→ **Exercise requirements**: Retype only what runs from the first line of the listing to the line holding "fig = plt.figure(figsize=(W", both included. Do not retype the pictures.

→ **Dataset content**:
..........
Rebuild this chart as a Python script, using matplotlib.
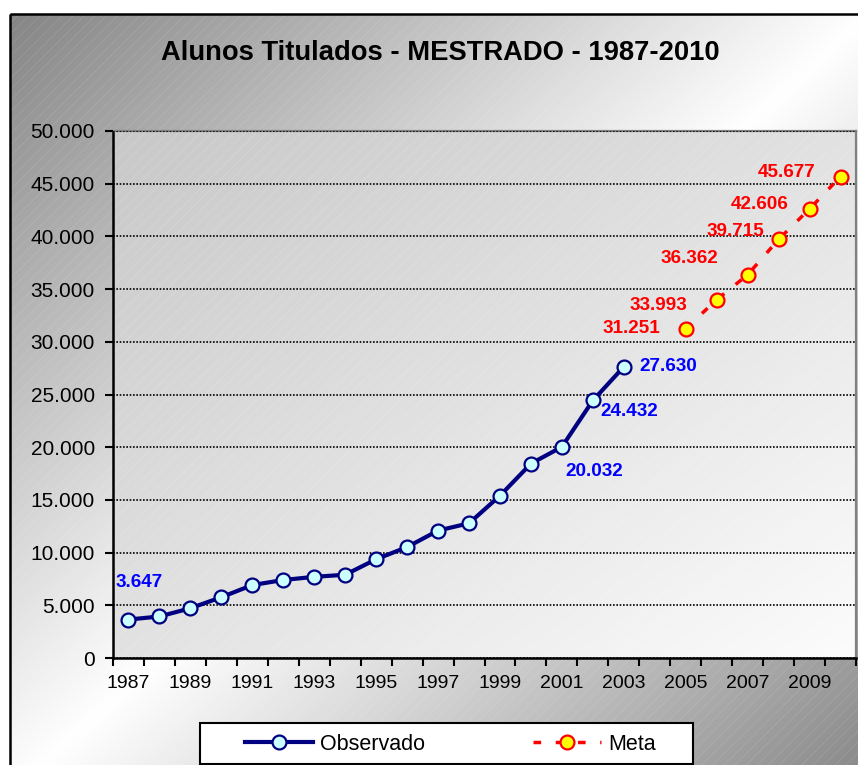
import numpy as np
import matplotlib
matplotlib.use("Agg")
import matplotlib.pyplot as plt
from matplotlib.lines import Line2D
from matplotlib.patches import Rectangle
from matplotlib.ticker import FuncFormatter, FixedLocator

plt.rcParams['font.family'] = ['Liberation Sans', 'DejaVu Sans']

# ---------------- data ----------------
years = list(range(1987, 2011))
obs_years = list(range(1987, 2004))
obs_values = [3647, 3940, 4720, 5770, 6920, 7400, 7700, 7900, 9370, 10525,
              12090, 12780, 15400, 18440, 20032, 24432, 27630]
meta_years = list(range(2005, 2011))
meta_values = [31251, 33993, 36362, 39715, 42606, 45677]
tick_years = list(range(1987, 2011, 2))
y_ticks = list(range(0, 50001, 5000))

title = "Alunos Titulados - MESTRADO - 1987-2010"
obs_label_years = [1987, 2001, 2002, 2003]
obs_label_offsets = [(11, 37), (32, -25), (36, -11), (44, 0)]
meta_label_offsets = [(-54, 0), (-58, -6), (-58, 16), (-43, 8), (-50, 4), (-54, 4)]

W, H = 858, 765
fig = plt.figure(figsize=(W / 100, H / 100), dpi=100)

# ---------------- chart-area background ----------------
bg = fig.add_axes([0, 0, 1, 1], zorder=-10)
bg.set_xlim(0, W)
bg.set_ylim(H, 0)
bg.axis('off')
xx, yy = np.meshgrid(np.arange(W) + 0.5, np.arange(H) + 0.5)
u = (xx - 10) / 860.0
v = (yy - 14) / 780.0
t = (u + v) / 2.0
val = 255 - 122 * np.abs(t - 0.5) * 2
val = np.clip(val, 0, 255) / 255.0
inside = (xx >= 10) & (yy >= 14)
val = np.where(inside, val, 1.0)
img = np.dstack([val, val, val])
bg.imshow(img, extent=[0, W, H, 0], interpolation='bilinear', aspect='auto')
plt.rcParams['hatch.linewidth'] = 0.35
bg.add_patch(Rectangle((10, 14), 870, 790, facecolor='none',
                       edgecolor=(1, 1, 1, 0.18), hatch='///', lw=0))
bg.add_patch(Rectangle((10, 14), 870, 790, facecolor='none',
                       edgecolor='black', lw=1.8))
bg.set_xlim(0, W)
bg.set_ylim(H, 0)

# ---------------- plot axes ----------------
left, right, top, bottom = 113, 856, 131, 658
ax = fig.add_axes([left / W, 1 - bottom / H, (right - left) / W, (bottom - top) / H])
ax.set_facecolor('none')

gx, gy = np.meshgrid(np.linspace(0, 1, 200), np.linspace(1, 0, 200))
pv = (200 + 52 * (gx + (1 - gy)) / 2.0) / 255.0
pimg = np.dstack([pv, pv, pv])
ax.imshow(pimg, extent=[0, 1, 0, 1], transform=ax.transAxes, aspect='auto',
          zorder=0.1, interpolation='bilinear')
ax.add_patch(Rectangle((0, 0), 1, 1, transform=ax.transAxes, facecolor='none',
                       edgecolor=(1, 1, 1, 0.25), hatch='///', lw=0, zorder=0.2))

xi_obs = [years.index(y) for y in obs_years]
xi_meta = [years.index(y) for y in meta_years]

ax.plot(xi_obs, obs_values, color='#000080', lw=3.0, marker='o', markersize=10,
        markerfacecolor='#CCFFFF', markeredgecolor='#000080', markeredgewidth=1.6,
        zorder=3, solid_joinstyle='round')
ax.plot(xi_meta, meta_values, color='#FF0000', lw=2.5, linestyle=(0, (2.2, 4.2)),
        marker='o', markersize=10, markerfacecolor='#FFFF00',
        markeredgecolor='#FF0000', markeredgewidth=1.6, zorder=3)

for yr, (dx, dy) in zip(obs_label_years, obs_label_offsets):
    i = obs_years.index(yr)
    ax.annotate(f"{obs_values[i]:,}".replace(",", "."), (xi_obs[i], obs_values[i]),
                xytext=(dx, dy), textcoords='offset pixels', ha='center', va='center',
                color='#0000FF', fontsize=13.6, fontweight='bold', zorder=4)
for i, (dx, dy) in enumerate(meta_label_offsets):
    ax.annotate(f"{meta_values[i]:,}".replace(",", "."), (xi_meta[i], meta_values[i]),
                xytext=(dx, dy), textcoords='offset pixels', ha='center', va='center',
                color='#FF0000', fontsize=13.6, fontweight='bold', zorder=4)

ax.set_xlim(-0.5, len(years) - 0.5)
ax.set_ylim(0, 50000)
ax.xaxis.set_major_locator(FixedLocator(np.arange(-0.5, len(years), 1.0)))
ax.xaxis.set_major_formatter(FuncFormatter(lambda x, p: ""))
ax.xaxis.set_minor_locator(FixedLocator([years.index(y) for y in tick_years]))
ax.xaxis.set_minor_formatter(FuncFormatter(lambda x, p: str(years[int(round(x))])))
ax.tick_params(axis='x', which='major', direction='out', length=6, width=1.5, color='black')
ax.tick_params(axis='x', which='minor', length=0, pad=12, labelsize=14)
ax.set_yticks(y_ticks)
ax.yaxis.set_major_formatter(FuncFormatter(lambda y, p: f"{int(y):,}".replace(",", ".")))
ax.tick_params(axis='y', direction='out', length=6, width=1.5, pad=7, labelsize=15)

ax.yaxis.grid(True, color='black', linestyle=(0, (1, 1)), lw=1.2, zorder=1)
ax.set_axisbelow(False)
for s in ['left', 'bottom']:
    ax.spines[s].set_color('black')
    ax.spines[s].set_linewidth(1.8)
for s in ['top', 'right']:
    ax.spines[s].set_color('#808080')
    ax.spines[s].set_linewidth(1.6)

# ---------------- title ----------------
fig.text(440 / W, 1 - 53 / H, title, ha='center', va='center',
         fontsize=19.7, fontweight='bold', color='black')

# ---------------- legend ----------------
bg.add_patch(Rectangle((200, 723), 493, 41, facecolor='white', edgecolor='black', lw=1.5))
handles = [
    Line2D([], [], color='#000080', lw=3.0, marker='o', markersize=10,
           markerfacecolor='#CCFFFF', markeredgecolor='#000080', markeredgewidth=1.6),
    Line2D([], [], color='#FF0000', lw=2.5, linestyle=(0, (2.2, 4.2)), marker='o',
           markersize=10, markerfacecolor='#FFFF00', markeredgecolor='#FF0000',
           markeredgewidth=1.6),
]
fig.legend(handles, ['Observado', 'Meta'], loc='center',
           bbox_to_anchor=(450 / W, 1 - 744 / H), ncol=2, frameon=False,
           fontsize=15.5, handlelength=3.2, handletextpad=0.3, columnspacing=5.0)

fig.savefig('out.png', dpi=100)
..........
→ **Result**:
Rebuild this chart as a Python script, using matplotlib.
import numpy as np
import matplotlib
matplotlib.use("Agg")
import matplotlib.pyplot as plt
from matplotlib.lines import Line2D
from matplotlib.patches import Rectangle
from matplotlib.ticker import FuncFormatter, FixedLocator

plt.rcParams['font.family'] = ['Liberation Sans', 'DejaVu Sans']

# ---------------- data ----------------
years = list(range(1987, 2011))
obs_years = list(range(1987, 2004))
obs_values = [3647, 3940, 4720, 5770, 6920, 7400, 7700, 7900, 9370, 10525,
              12090, 12780, 15400, 18440, 20032, 24432, 27630]
meta_years = list(range(2005, 2011))
meta_values = [31251, 33993, 36362, 39715, 42606, 45677]
tick_years = list(range(1987, 2011, 2))
y_ticks = list(range(0, 50001, 5000))

title = "Alunos Titulados - MESTRADO - 1987-2010"
obs_label_years = [1987, 2001, 2002, 2003]
obs_label_offsets = [(11, 37), (32, -25), (36, -11), (44, 0)]
meta_label_offsets = [(-54, 0), (-58, -6), (-58, 16), (-43, 8), (-50, 4), (-54, 4)]

W, H = 858, 765
fig = plt.figure(figsize=(W / 100, H / 100), dpi=100)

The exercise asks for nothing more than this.